There was agreement from other quarters, such as Kenny’s”Just don’t do business in that area… Last good parking place Adairsville, then Valdosta or Tifton (if you know where to go). Rates out of Florida at the junk level. There’s plenty jobs and opportunities around, just dump that sinkhole.”

Brian from Ohio phoned in and said he would put the last point of reasonable probability of finding parking a little further North, more like Byron, at the 146 exit. On my way up last night, I wheeled into the Byron Pilot at 9:10 p.m. to test Brian from Ohio’s assertion. Who knows, maybe I really am full of it. Sho’ ’nuff, there were a dozen open spots. Then I wheeled into Rumble Road, on the North side of Macon, and there were three open spots. Where’s a crippled, broken, overwhelmed parking infrastructure when you really need one to prove a point?

Having stopped enough for the night by then, I continued northbound as directly as I could to the 326, to what some call the Dalton South Pilot, where you can just about always find a spot. I got there at 1:15 a.m., and this puppy was slammed fuller than I’ve ever seen it. I had to create a space behind a row of trucks. So far, no one has said anything.

The takeaway for me in all this is that the overnight truck parking inventory along any corridor is a vastly changing and fluid ecosystem which can vary greatly for two different drivers, depending on a variety of conditions. One can certainly allow that  a Georgia driver may have a superior knowledge of the terrain, or a freight base which enables him to leave earlier. Our freight sometimes shakes loose from the I-4 corridor in Central Florida in mid-afternoon, depending on hours and availability.

Last night, in the place I was certain I would find no parking, there was still ample space, and in the place I was certain to be OK, there was nothing. But for any of us hauling second-morning freight from Florida, to, say, Indiana, or vice versa, the prudent course remains to advance the load to the furthest point where a reasonable probability exists that safe parking may be obtained.

We don’t have the luxury to drive up to the 10:45 mark, only to be proven wrong.

Therein lies the Achilles heel of the lock-down enforcement of the current hours of service regs. It’s not that I want to go back to the 1,000-mile overnights of the pre-Sperl v. Robinson days, when brokers had no skin in the compliance game and would commoditize drivers like so much coal. I just want to work my 11. And for many of us who haul that second-morning freight into and out of Florida, depending on when our loads become available, there is nowhere on the I-75 corridor to land at night beyond around seven hours of driving. The prudent course remains drawing up early, resigning yourself to a truncated shift, leaving three, four, five hours of work on the table. Once you get too close to Atlanta, your chances of finding parking get slimmer and slimmer. So you work your six, then take your 10.

There’s a word for people who lay around more than they work. It’s called the French, and I ain’t no Frenchman.

Real-world situation from last week: an old friend of mine we’ll just call Bill went to live load at a food shipper in the greater Orlando area.
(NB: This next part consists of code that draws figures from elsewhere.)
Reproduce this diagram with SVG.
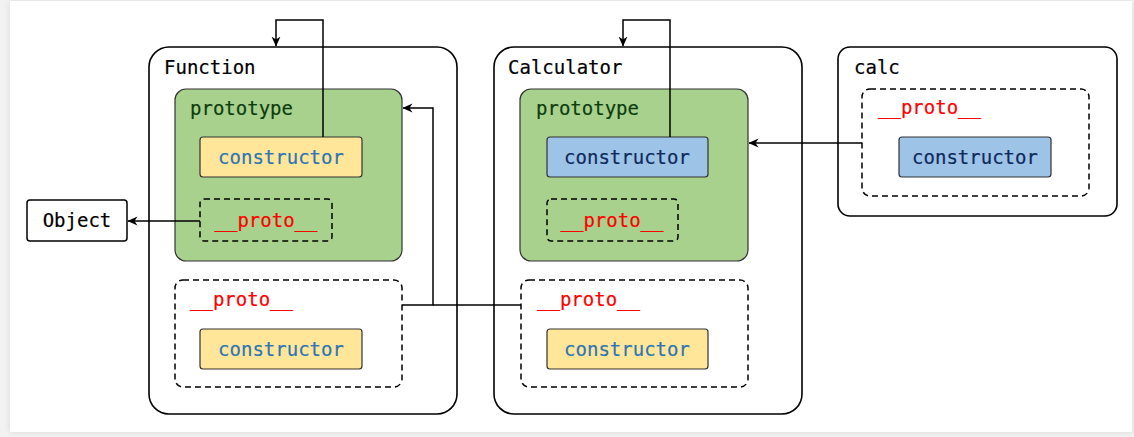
<svg xmlns="http://www.w3.org/2000/svg" width="1134" height="437" viewBox="0 0 1134 437">
<defs>
<filter id="sh" x="-5%" y="-5%" width="110%" height="110%"><feGaussianBlur stdDeviation="3"/></filter>
<marker id="arr" viewBox="0 0 10 10" refX="9.5" refY="5" markerWidth="10" markerHeight="10" markerUnits="userSpaceOnUse" orient="auto">
<path d="M0,0.5 L10,5 L0,9.5 L3,5 z" fill="#000"/>
</marker>
</defs>
<style>
.mono{font-family:"DejaVu Sans Mono","Liberation Mono",monospace;font-size:19px;stroke-width:0.2px}
.outer{fill:#fff;stroke:#000;stroke-width:1.6}
.green{fill:#a9d18e;stroke:#333;stroke-width:1.2}
.dash{fill:none;stroke:#000;stroke-width:1.5;stroke-dasharray:6,4}
.yel{fill:#ffe699;stroke:#333;stroke-width:1.2}
.blu{fill:#9dc3e6;stroke:#333;stroke-width:1.2}
.t{fill:#000;stroke:#000}
.tp{fill:#0d3d0d;stroke:#0d3d0d}
.tr{fill:#ff0000;stroke:#ff0000}
.ty{fill:#2e75b6;stroke:#2e75b6}
.tb{fill:#0e2a5c;stroke:#0e2a5c}
.conn{fill:none;stroke:#000;stroke-width:1.5}
</style>
<rect x="0" y="0" width="1134" height="437" fill="#f2f2f2"/>
<rect x="10" y="1" width="1122" height="431" fill="#d8d8d8" filter="url(#sh)"/>
<rect x="10" y="1" width="1122" height="431" fill="#fff"/>

<g id="object">
<rect x="27" y="200" width="100" height="41" rx="3" fill="#fff" stroke="#000" stroke-width="1.5"/>
<text class="mono t" x="77" y="227" text-anchor="middle">Object</text>
</g>

<g id="function">
<rect class="outer" x="149" y="47" width="308" height="367" rx="20"/>
<text class="mono t" x="164" y="74">Function</text>
<g id="function-prototype">
<rect class="green" x="175" y="89" width="227" height="172" rx="11"/>
<text class="mono tp" x="190" y="115">prototype</text>
<rect class="yel" x="200" y="137" width="162" height="40" rx="3"/>
<text class="mono ty" x="281" y="164" text-anchor="middle">constructor</text>
<rect class="dash" x="200" y="199" width="132" height="42" rx="4"/>
<text class="mono tr" x="266" y="227" text-anchor="middle">__proto__</text>
</g>
<g id="function-proto">
<rect class="dash" x="175" y="280" width="227" height="107" rx="8"/>
<text class="mono tr" x="190" y="306">__proto__</text>
<rect class="yel" x="200" y="329" width="162" height="40" rx="3"/>
<text class="mono ty" x="281" y="356" text-anchor="middle">constructor</text>
</g>
</g>

<g id="calculator">
<rect class="outer" x="494" y="47" width="308" height="367" rx="20"/>
<text class="mono t" x="508" y="74">Calculator</text>
<g id="calculator-prototype">
<rect class="green" x="520" y="89" width="228" height="172" rx="11"/>
<text class="mono tp" x="536" y="115">prototype</text>
<rect class="blu" x="547" y="137" width="161" height="40" rx="3"/>
<text class="mono tb" x="627" y="164" text-anchor="middle">constructor</text>
<rect class="dash" x="547" y="199" width="131" height="42" rx="4"/>
<text class="mono tr" x="612" y="227" text-anchor="middle">__proto__</text>
</g>
<g id="calculator-proto">
<rect class="dash" x="521" y="280" width="227" height="107" rx="8"/>
<text class="mono tr" x="537" y="306">__proto__</text>
<rect class="yel" x="547" y="329" width="161" height="40" rx="3"/>
<text class="mono ty" x="627" y="356" text-anchor="middle">constructor</text>
</g>
</g>

<g id="calc">
<rect class="outer" x="838" y="47" width="279" height="169" rx="12"/>
<text class="mono t" x="854" y="74">calc</text>
<g id="calc-proto">
<rect class="dash" x="862" y="89" width="227" height="107" rx="8"/>
<text class="mono tr" x="878" y="114">__proto__</text>
<rect class="blu" x="899" y="137" width="152" height="40" rx="3"/>
<text class="mono tb" x="975" y="164" text-anchor="middle">constructor</text>
</g>
</g>

<g id="connectors">
<path class="conn" d="M323,137 V20 H276 V46" marker-end="url(#arr)"/>
<path class="conn" d="M670,137 V20 H623 V46" marker-end="url(#arr)"/>
<path class="conn" d="M200,221 H128" marker-end="url(#arr)"/>
<path class="conn" d="M402,305 H433 V108 H403" marker-end="url(#arr)"/>
<path class="conn" d="M521,305 H433"/>
<path class="conn" d="M862,143 H749" marker-end="url(#arr)"/>
</g>
</svg>
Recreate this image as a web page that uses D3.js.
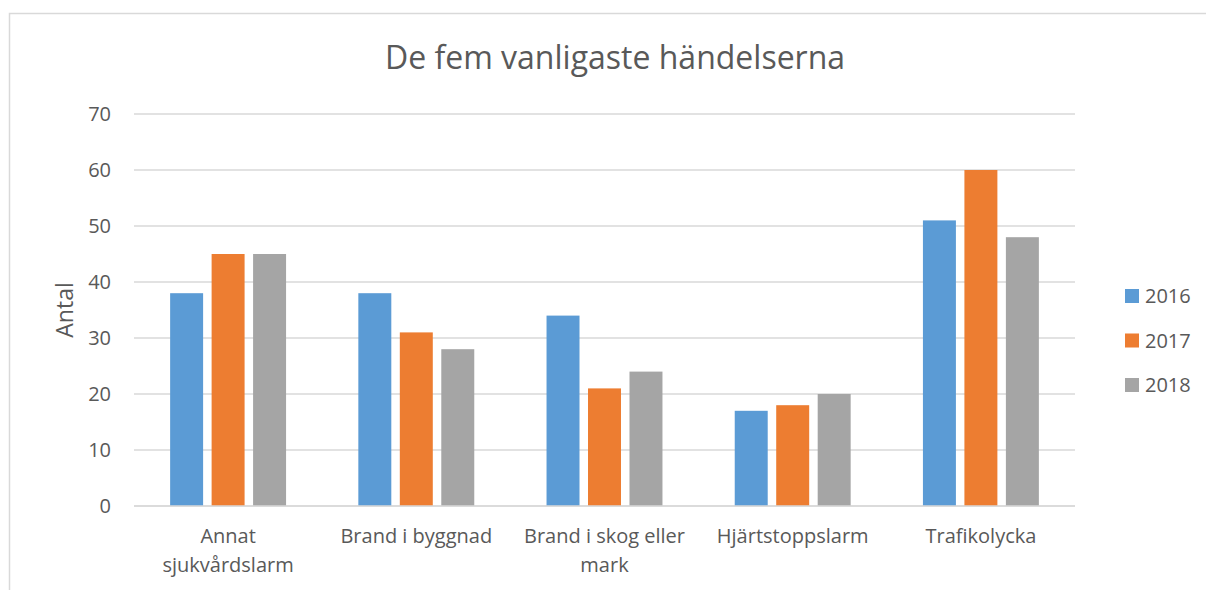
<!DOCTYPE html>
<html>
<head>
<meta charset="utf-8">
<script src="https://cdn.jsdelivr.net/npm/d3@7"></script>
<style>
  body { margin: 0; background: #fff; }
  svg text { font-family: "Open Sans", Lato, sans-serif; fill: #595959; }
</style>
</head>
<body>
<div id="chart"></div>
<script>
// data
var categories = ["Annat sjukvårdslarm", "Brand i byggnad", "Brand i skog eller mark", "Hjärtstoppslarm", "Trafikolycka"]
var years = ["2016", "2017", "2018"]
var values2016 = [38, 38, 34, 17, 51]
var values2017 = [45, 31, 21, 18, 60]
var values2018 = [45, 28, 24, 20, 48]
var yTicks = [0, 10, 20, 30, 40, 50, 60, 70]
var colors = ["#5B9BD5", "#ED7D31", "#A5A5A5"]

var series = [values2016, values2017, values2018]
var rows = categories.map((c, i) => ({ cat: c, vals: series.map(s => s[i]) }))

var width = 1206, height = 590
var m = { left: 134, right: 131, top: 114, bottom: 84 }
var font = "'Open Sans', Lato, sans-serif"

var svg = d3.select("#chart").append("svg")
    .attr("width", width)
    .attr("height", height)

// chart frame
svg.append("rect")
    .attr("x", 9.5).attr("y", 13.5)
    .attr("width", 1210).attr("height", 600)
    .attr("fill", "none").attr("stroke", "#D9D9D9").attr("stroke-width", 1.5)

var x = d3.scaleBand().domain(categories)
    .range([m.left, width - m.right])
    .paddingInner(0.384).paddingOuter(0.192)
var xs = d3.scaleBand().domain(years)
    .range([0, x.bandwidth()])
    .paddingInner(0.205)
var y = d3.scaleLinear().domain([0, 70]).range([height - m.bottom, m.top])

// grid
svg.append("g").selectAll("line").data(yTicks).join("line")
    .attr("x1", m.left).attr("x2", width - m.right)
    .attr("y1", d => y(d)).attr("y2", d => y(d))
    .attr("stroke", "#D9D9D9").attr("stroke-width", 1.3)

// y axis labels
var yAxis = svg.append("g")
    .attr("transform", "translate(" + (m.left - 23) + ",0)")
    .call(d3.axisLeft(y).tickValues(yTicks).tickSize(0).tickPadding(0))
yAxis.select(".domain").remove()
yAxis.selectAll("text").attr("font-size", 20).attr("fill", "#595959")
    .style("font-family", font)

// bars
var groups = svg.append("g").selectAll("g").data(rows).join("g")
    .attr("transform", d => "translate(" + x(d.cat) + ",0)")
groups.selectAll("rect").data(d => d.vals.map((v, i) => ({ year: years[i], v: v, i: i }))).join("rect")
    .attr("x", d => xs(d.year))
    .attr("width", xs.bandwidth())
    .attr("y", d => y(d.v))
    .attr("height", d => y(0) - y(d.v))
    .attr("fill", d => colors[d.i])

// baseline on top of bars
svg.append("line")
    .attr("x1", m.left).attr("x2", width - m.right)
    .attr("y1", y(0)).attr("y2", y(0))
    .attr("stroke", "#D9D9D9").attr("stroke-width", 1.3)

// x labels with wrapping
var xAxis = svg.append("g")
    .attr("transform", "translate(0," + y(0) + ")")
    .call(d3.axisBottom(x).tickSize(0).tickPadding(0))
xAxis.select(".domain").remove()
xAxis.selectAll("text")
    .attr("font-size", 20)
    .attr("fill", "#595959")
    .attr("dy", null)
    .attr("y", 37)
    .style("font-family", font)
    .each(function(d) { wrap(d3.select(this), 178) })

function wrap(text, w) {
  var words = text.text().split(/\s+/), line = [], lineNo = 0
  var yy = +text.attr("y")
  text.text(null)
  var tspan = text.append("tspan").attr("x", 0).attr("y", yy)
  words.forEach(word => {
    line.push(word)
    tspan.text(line.join(" "))
    if (tspan.node().getComputedTextLength() > w && line.length > 1) {
      line.pop()
      tspan.text(line.join(" "))
      line = [word]
      lineNo++
      tspan = text.append("tspan").attr("x", 0).attr("y", yy + lineNo * 29).text(word)
    }
  })
}

// title
svg.append("text")
    .attr("x", 615).attr("y", 69)
    .attr("text-anchor", "middle")
    .attr("font-size", 32)
    .text("De fem vanligaste händelserna")

// y title
svg.append("text")
    .attr("transform", "translate(73,310) rotate(-90)")
    .attr("text-anchor", "middle")
    .attr("font-size", 23)
    .text("Antal")

// legend
var legend = svg.append("g").selectAll("g").data(years).join("g")
    .attr("transform", (d, i) => "translate(1125," + (296 + i * 44.5) + ")")
legend.append("rect")
    .attr("x", 0).attr("y", -7).attr("width", 14).attr("height", 14)
    .attr("fill", (d, i) => colors[i])
legend.append("text")
    .attr("x", 20).attr("y", 7)
    .attr("font-size", 20)
    .text(d => d)
</script>
</body>
</html>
There was a delay in loading him, and he spent eight hours waiting, which he showed in the sleeper berth . He finally got his paperwork at 5 p.m. and started heading North, bound for Michigan. From where he was, he had enough time to make Atlanta by 1 a.m. before his first eight hours ran out. If it was you, how far North would have you ventured?

I still don’t think that truck was ugly.